The operational breakdown I see:

  • Payoff amounts aren't locked in writing during the recon SLA phase
  • Checks are mailed without a secondary confirmation system
  • Nobody's following up when payment clears but lender rejects it
  • Your frontline sales team doesn't communicate tech load (total reconditioning cost plus payoff) to finance, so finance doesn't reserve enough float

The fix: Build a payoff checklist. Recon manager signs off on payoff amount *before* the car goes to the lot. Finance locks it in writing. Get a certified payoff letter from the lender, not a phone quote. When the check clears, send a second confirmation email with the account number and lender name. Have someone—literally one person—reconcile cleared checks against payoff confirmations every Friday. Takes two hours, saves you five grand in claims.

Odometer Fraud: The Compliance Nightmare

This is the sneaky one. You inherit a car with tampering you didn't catch. Or a mileage discrepancy between the Carfax report and the actual odometer. You sell it without flagging the issue, and the buyer discovers 40,000 "missing miles" after three months.

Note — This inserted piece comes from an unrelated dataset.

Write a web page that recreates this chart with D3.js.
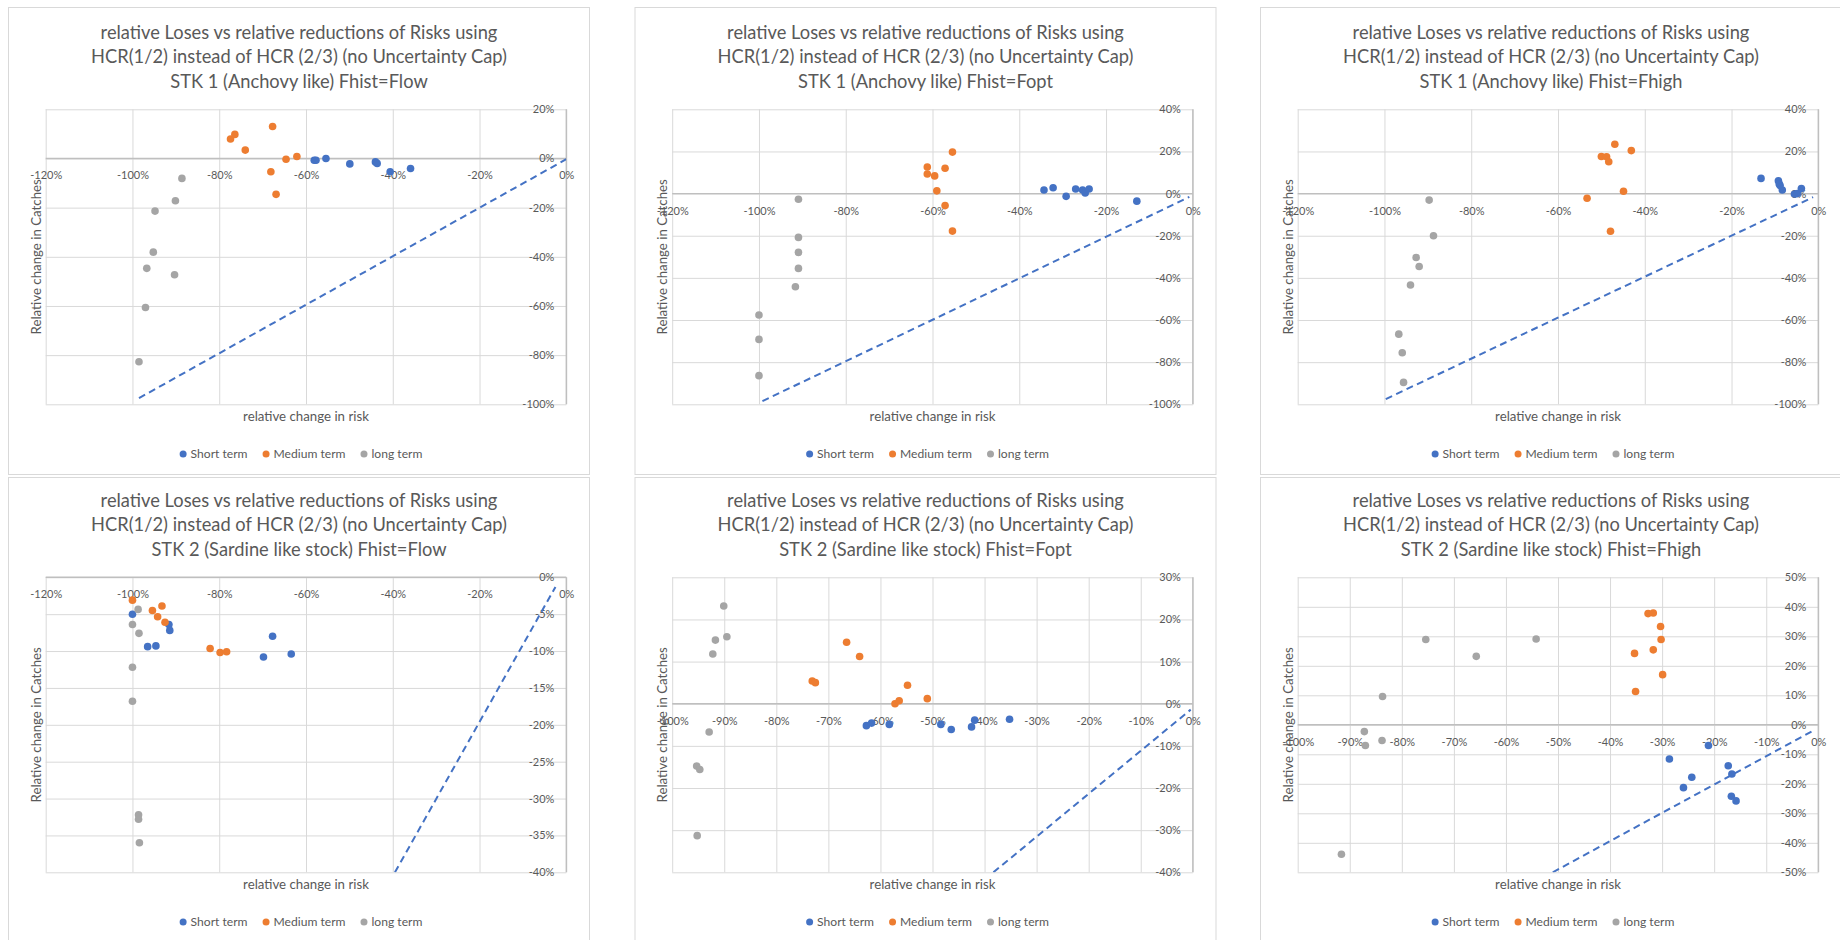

Federal law (49 U.S.C. §32704) and state equivalents (New Jersey's Consumer Fraud Act, for instance) put the dealer on the hook. The surety bond covers it—until they don't, because they argue you failed your duty of disclosure.

What I've learned:

  • Test-drive every car and compare odometer to records *during* recon, not after
  • Flag any discrepancy—even 500 miles—in the reconditioning notes
  • If the odometer is broken, get it fixed by a certified tech and document the repair receipt
  • Disclose *everything* in writing, even if you think it's minor

The practical takeaway: Your recon manager (that's me, in my case) needs a one-page checklist: title status, payoff confirmation, odometer verification. Bing-bang-boom—initial it, move the car. No shortcuts. Every claim you prevent is a day you don't spend on the phone with your surety company's claims adjuster. Trust me, your time is worth more than cutting corners.